Atento a esse movimento, o Sebrae–PE desenvolveu o projeto Alimentos e Bebidas – Do Campo à Mesa, trabalhando os elos da cadeia produtiva, visando aproximar o produtor dos restaurantes, encurtando distâncias e otimizando preços com uma dinâmica de venda direta e criteriosa, na qual os chefes podem escolher os produtos diretamente com o produtor. “Em Pernambuco, já temos um mercado consolidado para vinhos, frutas, doces, tubérculos, cachaças e uma infinidade de outros itens. Desde o ano passado, estamos trabalhando fortemente na agricultura orgânica e na produção de sorvetes e também das cervejas artesanais”, lista Valéria Rocha, gestora do projeto. Para o Sebrae, no segmento gastronômico, essa é mesmo a bola da vez. No Brasil, das 15 mil propriedades certificadas para produção de orgânicos, 75% pertencem a agricultores familiares, consolidando o país não só como um grande produtor, mas também exportador.
ALAVANCA ECONÔMICA
Em crescimento, o ofício de produtor foi apontado como uma das profissões de um futuro próximo, segundo estudo recente da consultoria Ernst & Young. Para a entidade, essa profissão se chamará “fazendeiro urbano” e, até 2025, embalada pelo aumento da produção autônoma de alimentos orgânicos, deve se multiplicar em alta escala no Brasil. O país, a propósito, movimentou, em 2016, mais de US$ 30 bilhões em alimentos orgânicos, fazendo-se o 5º maior mercado de alimentos e bebidas saudáveis do mundo. Enquanto, por aqui, esse mercado cresce 20% ao ano, no mundo, o índice é de 8%.

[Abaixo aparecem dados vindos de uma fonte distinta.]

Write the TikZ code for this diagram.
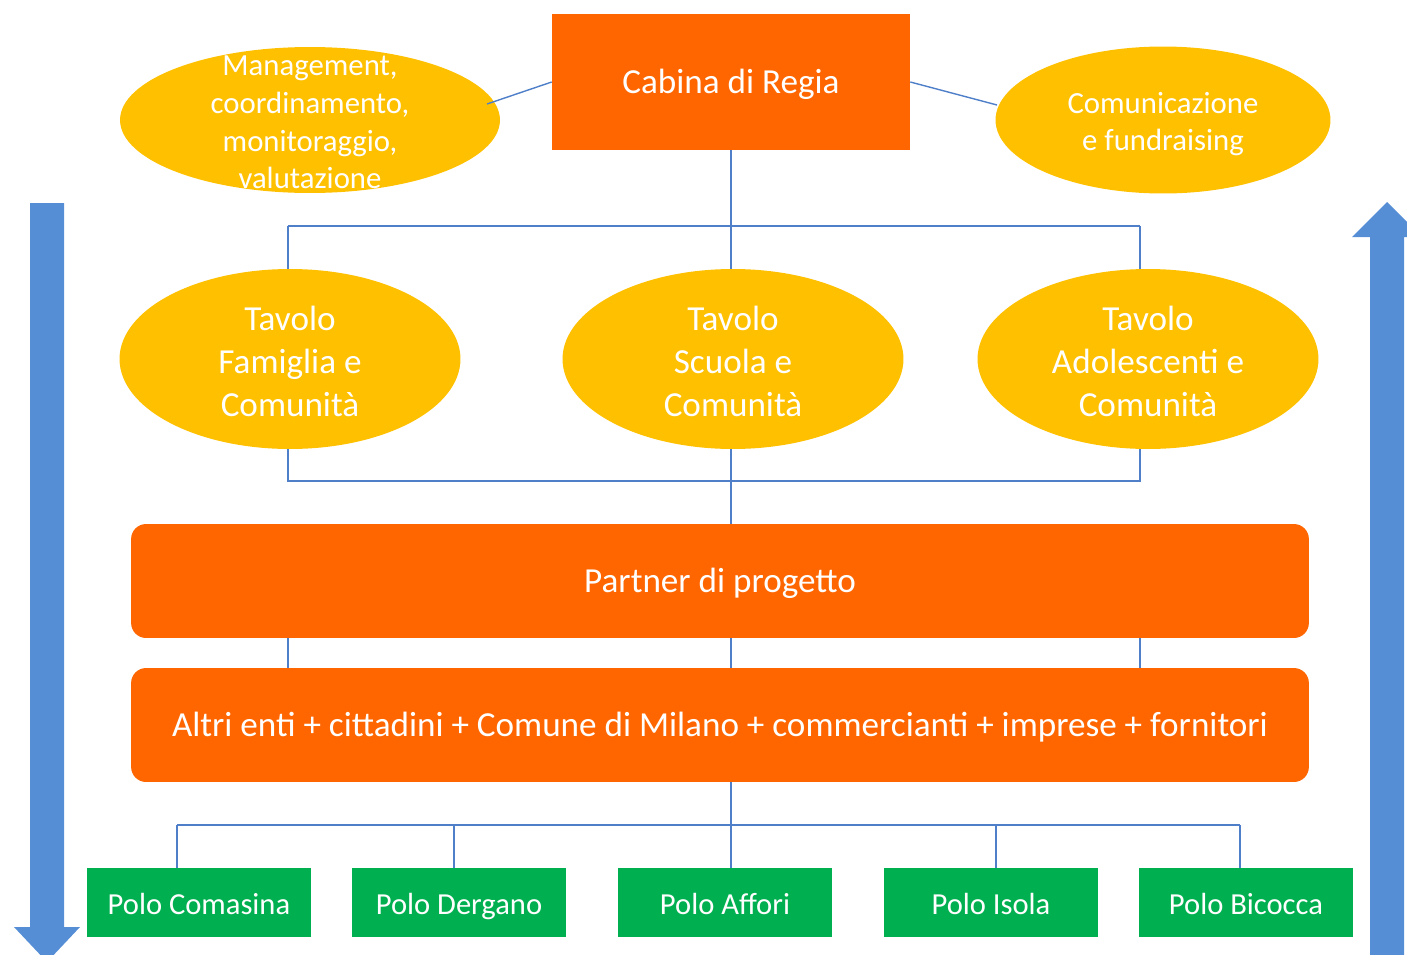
\documentclass[tikz,border=0pt]{standalone}
\usepackage{fontspec}
\setmainfont{Carlito}
\usetikzlibrary{shapes.geometric}

\definecolor{arancio}{HTML}{FF6600}
\definecolor{giallo}{HTML}{FFC000}
\definecolor{verde}{HTML}{00B050}
\definecolor{freccia}{HTML}{558ED5}
\definecolor{linea}{HTML}{4F7FC8}

\begin{document}
\begin{tikzpicture}[x=0.02cm, y=-0.02cm,
	r/.style={rectangle, fill=arancio, text=white, inner sep=0pt, text height=14pt, text depth=0.5pt, font=\fontsize{20}{24}\selectfont},
	pr/.style={r, rounded corners=0.3cm, minimum width=23.56cm, minimum height=2.28cm},
	e/.style={ellipse, fill=giallo, inner sep=0pt},
	t/.style={text=white, align=center, yshift=-0.05cm},
	g/.style={rectangle, fill=verde, text=white, inner sep=0pt, text height=13.4pt, text depth=0pt, minimum height=1.38cm, minimum width=4.28cm, font=\fontsize{17.4}{21}\selectfont},
	l/.style={draw=linea, line width=0.8pt},
	a/.style={fill=freccia}]
		\useasboundingbox (0,0) rectangle (1407,954);
		\clip (0,0) rectangle (1407,954);

		% frecce laterali
		\fill[a] (30,203) -- (64,203) -- (64,927) -- (80,927) -- (47,962) -- (14,927) -- (30,927) -- cycle;
		\fill[a] (1370,960) -- (1370,237) -- (1352,237) -- (1387,202) -- (1422,237) -- (1404,237) -- (1404,960) -- cycle;

		% livello superiore
		\node[r, minimum width=7.16cm, minimum height=2.72cm] (cabina) at (731,82) {Cabina di Regia};
		\node[e, minimum width=7.6cm, minimum height=2.92cm] (mgmt) at (310,120) {};
		\node[t, font=\fontsize{17.5}{21.4}\selectfont] (mgmt_label) at (mgmt) {Management,\\coordinamento,\\monitoraggio,\\valutazione};
		\node[e, minimum width=6.7cm, minimum height=2.94cm] (comun) at (1163,120) {};
		\node[t, yshift=-0.03cm, font=\fontsize{17.5}{21.2}\selectfont] (comun_label) at (comun) {Comunicazione\\e fundraising};

		\coordinate (m) at (487,104);
		\coordinate (c) at (997,105);
		\draw[l] (cabina.west) -- (m);
		\draw[l] (cabina.east) -- (c);

		% tavoli
		\node[e, minimum width=6.82cm, minimum height=3.6cm] (famiglia) at (290,359) {};
		\node[t, font=\fontsize{20}{24.4}\selectfont] (famiglia_label) at (famiglia) {Tavolo\\Famiglia e\\Comunità};
		\node[e, minimum width=6.82cm, minimum height=3.6cm] (scuola) at (733,359) {};
		\node[t, font=\fontsize{20}{24.4}\selectfont] (scuola_label) at (scuola) {Tavolo\\Scuola e\\Comunità};
		\node[e, minimum width=6.82cm, minimum height=3.6cm] (adolescenti) at (1148,359) {};
		\node[t, font=\fontsize{20}{24.4}\selectfont] (adolescenti_label) at (adolescenti) {Tavolo\\Adolescenti e\\Comunità};

		\coordinate (t1) at (288,226);
		\coordinate (t2) at (731,226);
		\coordinate (t3) at (1140,226);
		\draw[l] (cabina.south) -- (t2);
		\draw[l] (t1) -- (t3);
		\draw[l] (t1) -- (t1|-famiglia.north);
		\draw[l] (t2) -- (t2|-scuola.north);
		\draw[l] (t3) -- (t3|-adolescenti.north);

		% partner
		\node[pr] (partner) at (720,581) {Partner di progetto};
		\node[pr] (altri) at (720,725) {Altri enti + cittadini + Comune di Milano + commercianti + imprese + fornitori};

		\coordinate (b1) at (288,481);
		\coordinate (b2) at (731,481);
		\coordinate (b3) at (1140,481);
		\draw[l] (b1|-famiglia.south) -- (b1) -- (b3) -- (b3|-adolescenti.south);
		\draw[l] (b2|-scuola.south) -- (b2|-partner.north);
		\draw[l] (b1|-partner.south) -- (b1|-altri.north);
		\draw[l] (b2|-partner.south) -- (b2|-altri.north);
		\draw[l] (b3|-partner.south) -- (b3|-altri.north);

		% poli
		\node[g, minimum width=4.48cm] (comasina) at (199,902.5) {Polo Comasina};
		\node[g] (dergano) at (459,902.5) {Polo Dergano};
		\node[g] (affori) at (725,902.5) {Polo Affori};
		\node[g] (isola) at (991,902.5) {Polo Isola};
		\node[g] (bicocca) at (1246,902.5) {Polo Bicocca};

		\coordinate (p1) at (177,825);
		\coordinate (p2) at (454,825);
		\coordinate (p3) at (731,825);
		\coordinate (p4) at (996,825);
		\coordinate (p5) at (1240,825);
		\draw[l] (p3|-altri.south) -- (p3);
		\draw[l] (p1) -- (p5);
		\draw[l] (p1) -- (p1|-comasina.north);
		\draw[l] (p2) -- (p2|-dergano.north);
		\draw[l] (p3) -- (p3|-affori.north);
		\draw[l] (p4) -- (p4|-isola.north);
		\draw[l] (p5) -- (p5|-bicocca.north);
	\end{tikzpicture}
\end{document}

Em entrevista à Continente, ainda em 2015, a apresentadora e chef de cozinha Bela Gil “cantou a bola”. Na oportunidade, reiterou que comer comida com procedência, menos processada e industrializada possível, valorizando os produtos locais e da estação, é o caminho natural da alimentação no mundo. “Quando a sociedade enxergar a alimentação saudável como um investimento e garantia de qualidade de vida, quando cozinharmos pensando e respeitando a saúde do corpo, da terra e dos produtores, aí, sim, conseguiremos construir um futuro melhor”, defendeu.

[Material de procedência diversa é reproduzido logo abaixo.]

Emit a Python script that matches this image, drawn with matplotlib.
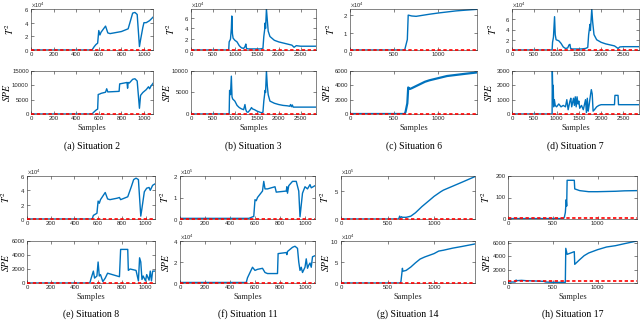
import matplotlib
matplotlib.use('Agg')
from matplotlib import pyplot as plt
from matplotlib.ticker import ScalarFormatter

plt.rcParams['font.family'] = ['Liberation Sans', 'DejaVu Sans']
plt.rcParams['mathtext.fontset'] = 'stix'

# ---- data (sample index, statistic) ----
captions = ['(a) Situation 2', '(b) Situation 3', '(c) Situation 6', '(d) Situation 7',
            '(e) Situation 8', '(f) Situation 11', '(g) Situation 14', '(h) Situation 17']
n_samples = [1080, 2850, 1440, 2850, 1080, 1080, 1440, 1440]

a_t2_x = [0, 540, 560, 575, 590, 600, 610, 620, 660, 680, 700, 800, 860, 900, 920, 940, 960, 970, 990, 1000, 1020, 1050, 1080]
a_t2_y = [0, 0, 5000, 8000, 10000, 28500, 22000, 26000, 35000, 25000, 24000, 27000, 31000, 54000, 55000, 52000, 5000, 15000, 33000, 40000, 40000, 43000, 48000]
a_spe_x = [0, 540, 560, 580, 590, 595, 610, 620, 660, 670, 680, 780, 785, 850, 855, 860, 870, 900, 920, 940, 960, 970, 990, 1020, 1040, 1050, 1060, 1080]
a_spe_y = [0, 0, 800, 1500, 1700, 6800, 7000, 7200, 7600, 8800, 7700, 7900, 10500, 11000, 9000, 11000, 10800, 12100, 12300, 11500, 2000, 6500, 7500, 8500, 9500, 8800, 9600, 10700]

b_t2_x = [0, 860, 870, 900, 920, 930, 945, 960, 1000, 1050, 1100, 1150, 1200, 1230, 1250, 1265, 1300, 1400, 1500, 1580, 1640, 1660, 1680, 1690, 1700, 1720, 1740, 1760, 1800, 1900, 2000, 2100, 2200, 2300, 2350, 2400, 2500, 2850]
b_t2_y = [0, 0, 15000, 20000, 40000, 63000, 30000, 22000, 18000, 15000, 8000, 4000, 3000, 6000, 11000, 3000, 2000, 2000, 2000, 2000, 3000, 25000, 38000, 50000, 40000, 76000, 55000, 35000, 25000, 18000, 15000, 13000, 11000, 9000, 5000, 8000, 7000, 7000]
b_spe_x = [0, 870, 880, 900, 920, 935, 950, 1000, 1050, 1100, 1150, 1200, 1230, 1250, 1270, 1300, 1350, 1380, 1400, 1450, 1500, 1550, 1600, 1640, 1660, 1690, 1700, 1720, 1740, 1760, 1800, 1900, 2000, 2100, 2200, 2250, 2270, 2290, 2310, 2330, 2400, 2850]
b_spe_y = [0, 0, 5500, 4500, 8800, 4000, 3500, 3000, 2000, 1500, 1200, 1000, 2200, 1000, 500, 400, 1000, 1500, 1200, 1000, 700, 500, 300, 400, 3000, 5500, 5000, 10000, 6500, 4500, 3000, 2500, 2200, 2000, 1900, 1800, 2200, 1700, 2100, 1600, 1600, 1600]

c_t2_x = [0, 620, 630, 650, 660, 700, 750, 800, 900, 1000, 1100, 1200, 1300, 1440]
c_t2_y = [0, 0, 2000, 6000, 20000, 19500, 19300, 19700, 20500, 21200, 21800, 22400, 22800, 23300]
c_spe_x = [0, 620, 630, 650, 660, 680, 700, 750, 800, 850, 900, 1000, 1100, 1200, 1300, 1440]
c_spe_y = [0, 0, 300, 1500, 3700, 3500, 3600, 3900, 4200, 4500, 4700, 5000, 5300, 5450, 5600, 5800]

d_t2_x = [0, 900, 910, 930, 955, 970, 990, 1050, 1100, 1150, 1200, 1250, 1280, 1300, 1315, 1350, 1450, 1550, 1650, 1700, 1720, 1750, 1760, 1790, 1810, 1840, 1900, 2000, 2100, 2200, 2300, 2380, 2420, 2500, 2850]
d_t2_y = [0, 0, 15000, 25000, 65000, 30000, 20000, 18000, 13000, 6000, 3000, 4000, 10000, 11000, 3000, 2000, 2000, 2000, 3000, 5000, 30000, 50000, 38000, 80000, 55000, 30000, 20000, 15000, 12000, 10000, 8000, 3000, 6000, 6500, 6500]
d_spe_x = [0, 900, 905, 915, 925, 935, 950, 970, 1000, 1050, 1100, 1150, 1200, 1230, 1260, 1300, 1320, 1340, 1380, 1400, 1420, 1440, 1460, 1480, 1500, 1520, 1560, 1600, 1650, 1670, 1690, 1710, 1730, 1760, 1780, 1800, 1820, 1850, 1900, 1950, 2000, 2300, 2310, 2380, 2390, 2850]
d_spe_y = [0, 0, 3000, 1500, 2000, 500, 1000, 600, 500, 700, 500, 600, 500, 1000, 300, 900, 1100, 500, 1100, 600, 1200, 500, 1200, 700, 900, 400, 600, 300, 1000, 100, 1100, 200, 600, 1300, 1700, 1400, 200, 300, 500, 600, 650, 650, 1300, 1300, 650, 650]

e_t2_x = [0, 550, 560, 580, 590, 600, 610, 620, 660, 680, 700, 760, 780, 790, 850, 880, 900, 920, 940, 960, 970, 990, 1010, 1030, 1040, 1060, 1080]
e_t2_y = [0, 0, 5000, 7000, 8000, 25000, 22000, 27000, 37000, 28000, 27000, 29000, 30000, 27000, 31000, 45000, 55000, 57000, 55000, 4000, 15000, 38000, 43000, 44000, 40000, 47000, 49000]
e_spe_x = [0, 530, 540, 560, 570, 590, 600, 610, 620, 640, 660, 680, 700, 760, 780, 790, 850, 855, 870, 920, 940, 950, 960, 970, 980, 1000, 1010, 1030, 1040, 1050, 1060, 1080]
e_spe_y = [0, 0, 600, 1700, 700, 1000, 3000, 1000, 1200, 200, 700, 1400, 1300, 1000, 900, 4800, 4800, 1800, 2000, 1800, 300, 3600, 3000, 500, 1000, 300, 1200, 400, 1700, 300, 1700, 1700]

f_t2_x = [0, 550, 560, 580, 590, 600, 610, 620, 660, 670, 680, 700, 760, 770, 850, 855, 860, 870, 900, 930, 950, 960, 980, 1000, 1020, 1040, 1050, 1080]
f_t2_y = [3000, 3000, 5000, 10000, 12000, 90000, 85000, 100000, 130000, 175000, 140000, 140000, 150000, 125000, 130000, 150000, 120000, 155000, 175000, 175000, 130000, 10000, 120000, 150000, 140000, 160000, 145000, 155000]
f_spe_x = [0, 530, 540, 560, 580, 600, 620, 640, 660, 680, 700, 780, 785, 850, 855, 860, 900, 920, 940, 950, 960, 970, 980, 1000, 1010, 1020, 1030, 1040, 1050, 1060, 1080]
f_spe_y = [500, 500, 5000, 10000, 15000, 12000, 13000, 13500, 14000, 10000, 9000, 9000, 28000, 29000, 27000, 30000, 34000, 35000, 33000, 20000, 12000, 15000, 10000, 15000, 23000, 14000, 17000, 19000, 15000, 25000, 26000]

g_t2_x = [0, 620, 630, 640, 650, 660, 700, 750, 800, 870, 950, 1000, 1070, 1100, 1200, 1300, 1440]
g_t2_y = [0, 0, 50000, 20000, 40000, 30000, 30000, 50000, 110000, 220000, 330000, 400000, 480000, 510000, 580000, 650000, 750000]
g_spe_x = [0, 640, 645, 660, 665, 700, 750, 800, 850, 900, 1000, 1050, 1100, 1200, 1300, 1440]
g_spe_y = [0, 0, 5000, 35000, 28000, 30000, 38000, 48000, 57000, 62000, 70000, 76000, 78000, 83000, 87000, 93000]

h_t2_x = [0, 620, 630, 640, 650, 655, 660, 740, 745, 800, 900, 1000, 1100, 1200, 1300, 1440]
h_t2_y = [2, 2, 10, 30, 90, 60, 180, 180, 140, 132, 127, 127, 128, 129, 131, 132]
h_spe_x = [0, 80, 90, 100, 150, 200, 300, 400, 420, 500, 600, 640, 645, 660, 700, 740, 745, 800, 850, 900, 1000, 1100, 1200, 1300, 1440]
h_spe_y = [150, 150, 450, 350, 400, 350, 300, 250, 150, 100, 100, 100, 5200, 4300, 4500, 4700, 2800, 3500, 4100, 4500, 5000, 5400, 5600, 5900, 6300]

t2_x = [a_t2_x, b_t2_x, c_t2_x, d_t2_x, e_t2_x, f_t2_x, g_t2_x, h_t2_x]
t2_y = [a_t2_y, b_t2_y, c_t2_y, d_t2_y, e_t2_y, f_t2_y, g_t2_y, h_t2_y]
spe_x = [a_spe_x, b_spe_x, c_spe_x, d_spe_x, e_spe_x, f_spe_x, g_spe_x, h_spe_x]
spe_y = [a_spe_y, b_spe_y, c_spe_y, d_spe_y, e_spe_y, f_spe_y, g_spe_y, h_spe_y]

# control limits (dashed red)
t2_limit = [300, 300, 150, 300, 300, 1000, 3000, 5]
spe_limit = [100, 60, 40, 20, 40, 200, 500, 250]

t2_top = [60000, 76000, 23500, 80000, 60000, 200000, 760000, 200]
spe_top = [15000, 10000, 6000, 3000, 6000, 40000, 100000, 6300]
t2_ticks = [[0, 2e4, 4e4, 6e4], [0, 2e4, 4e4, 6e4], [0, 1e4, 2e4], [0, 2e4, 4e4, 6e4],
            [0, 2e4, 4e4, 6e4], [0, 1e5, 2e5], [0, 5e5], [0, 100, 200]]
spe_ticks = [[0, 5000, 10000, 15000], [0, 5000, 10000], [0, 2000, 4000, 6000], [0, 1000, 2000, 3000],
             [0, 2000, 4000, 6000], [0, 2e4, 4e4], [0, 5e4, 1e5], [0, 2000, 4000, 6000]]
t2_exp = [4, 4, 4, 4, 4, 5, 5, None]
spe_exp = [None, None, None, None, None, 4, 4, None]
xticks = [range(0, 1001, 200), range(0, 2501, 500), range(0, 1001, 500), range(0, 2501, 500),
          range(0, 1001, 200), range(0, 1001, 200), range(0, 1001, 500), range(0, 1001, 500)]

# ---- layout (pixel boxes) ----
W, H = 640, 320
x_edges = [(31, 153), (191, 316), (350, 477), (512, 639), (27, 155), (180, 315), (341, 475), (508, 637)]
row_t2 = [(9, 50), (176, 219)]
row_spe = [(71, 114), (241, 283)]
samples_y = [128, 297]
caption_y = [146, 314]
# distance (px) from axes left edge to the right side of the y-label
t2_label_dx = [15, 14, 13, 13, 15, 9, 10, 16]
spe_label_dx = [19, 19, 18, 18, 16, 9, 10, 16]

fig = plt.figure(figsize=(6.4, 3.2), dpi=100)

blue = '#0072BD'
red = '#FF0000'


def style(ax, xmax, top, ticks, xt, exp):
    ax.set_xlim(0, xmax)
    ax.set_ylim(0, top)
    ax.set_yticks(ticks)
    ax.set_xticks(list(xt))
    ax.tick_params(direction='in', length=2, width=0.4, labelsize=4.3, pad=1.5,
                   top=True, right=True, colors='#262626')
    for s in ax.spines.values():
        s.set_linewidth(0.4)
        s.set_color('#262626')
    if exp is not None:
        fmt = ScalarFormatter(useMathText=True)
        ax.yaxis.set_major_formatter(fmt)
        ax.ticklabel_format(axis='y', style='sci', scilimits=(exp, exp))
        off = ax.yaxis.get_offset_text()
        off.set_fontsize(4)
        off.set_color('#262626')
        off.set_verticalalignment('center')
    else:
        ax.ticklabel_format(axis='y', style='plain')


for i in range(8):
    row = i // 4
    x0, x1 = x_edges[i]
    wpx = x1 - x0
    for kind in ('t2', 'spe'):
        top_px, bot_px = row_t2[row] if kind == 't2' else row_spe[row]
        ax = fig.add_axes([x0 / W, 1 - bot_px / H, wpx / W, (bot_px - top_px) / H])
        if kind == 't2':
            xs, ys, lim = t2_x[i], t2_y[i], t2_limit[i]
            style(ax, n_samples[i], t2_top[i], t2_ticks[i], xticks[i], t2_exp[i])
            ax.set_ylabel('$T^2$', fontsize=7)
            ax.yaxis.set_label_coords(-t2_label_dx[i] / wpx, 0.5)
        else:
            xs, ys, lim = spe_x[i], spe_y[i], spe_limit[i]
            style(ax, n_samples[i], spe_top[i], spe_ticks[i], xticks[i], spe_exp[i])
            ax.set_ylabel('$SPE$', fontsize=7)
            ax.yaxis.set_label_coords(-spe_label_dx[i] / wpx, 0.5)
        lw = 1.6 if (i == 2 and kind == 'spe') else 1.0
        ax.plot(xs, ys, color=blue, lw=lw)
        ax.plot([0, n_samples[i]], [lim, lim], color=red, lw=1.2, ls=(0, (2, 1.5)),
                zorder=3, clip_on=False)
    cx = (x0 + x1) / 2 / W
    fig.text(cx, 1 - samples_y[row] / H, 'Samples', ha='center', va='center',
             fontsize=6, family='Liberation Serif', color='#262626')
    fig.text(cx, 1 - caption_y[row] / H, captions[i], ha='center', va='center',
             fontsize=7, family='Liberation Serif')

fig.savefig('out.png', dpi=100)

“O que vejo de mudança no cenário é que, antes, a cozinha mais sustentável era tratada como se não fosse integrante da gastronomia, e, sim, algo à parte. Agora, podemos ver gente voltada para os legumes sem aquele perfil natureba, mas com um comprometimento com a cozinha”, pontua a chef carioca Nathalie Passos, nome dos mais festejados da nova safra dos cozinheiros brasileiros, cuja escola é a cozinha sustentável.
Nathalie oferece um contorno crítico a esse movimento, preferindo tratar a sustentabilidade da gastronomia de forma holística. A cozinheira do Naturalie Bistrô, em Botafogo, acredita que seja um gesto importante valorizar a origem do produto, a relação com o pequeno produtor, mas provoca: “Do que adianta, se não nos importamos com o que fazemos com o lixo e a água depois?”.